While Ventura’s tequilana vintages have calmer flavor profiles, they also don’t taste like each other, depending on whether the plants came from Muller Ranch in the north or La Paloma Ranch in the south.

“It’s really interesting to see,” Tarmy stresses. “Same species. Same distillery. Same basic process. There’s taste variations between them — there’s a difference.”

Ventura Spirits co-founder Andrew Caspary breaks it down even more specifically.

“I usually talk with customers about the tasting notes being more vegetal, more green, and more plant-forward in the La Paloma spirit,” Caspary says. “You just get more traditional baking spice. Whereas the Yolo agave spirit [from Muller Ranch] would be more familiar as a slightly cleaner blanco tequila-type of spirit.”

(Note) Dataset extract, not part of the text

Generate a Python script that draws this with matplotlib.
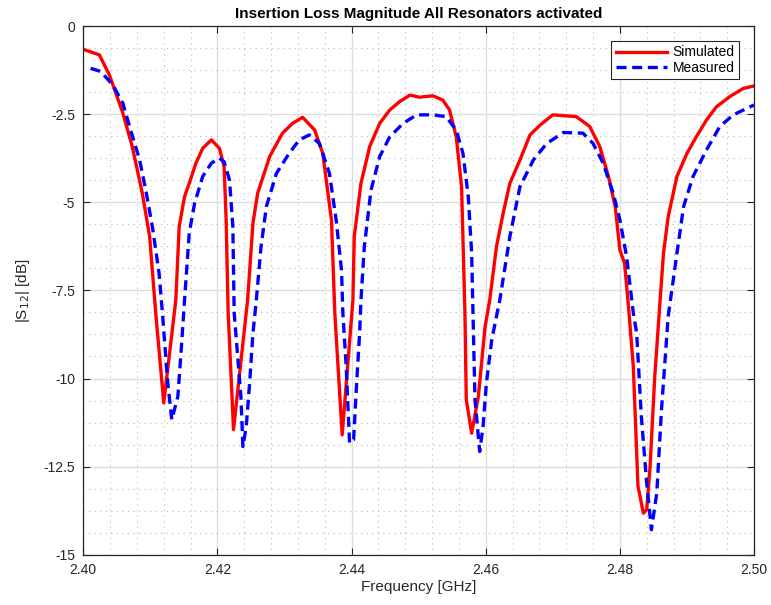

From the Pacific Coast Highway to the vineyards of Napa Valley, the findings and fine-tuning around California agave spirits continue; and with each vintage hitting the tasting rooms, the collective belief in a new movement grows.

“It’s a pretty dynamic process and we put a lot of effort and time into it — a lot of time,” Venus emphasizes. “But, as a distiller, it has been great to be there all the way from when the piñas are harvested to the point where we can actually taste it on our lips. To be involved in that entire process is pretty remarkable.”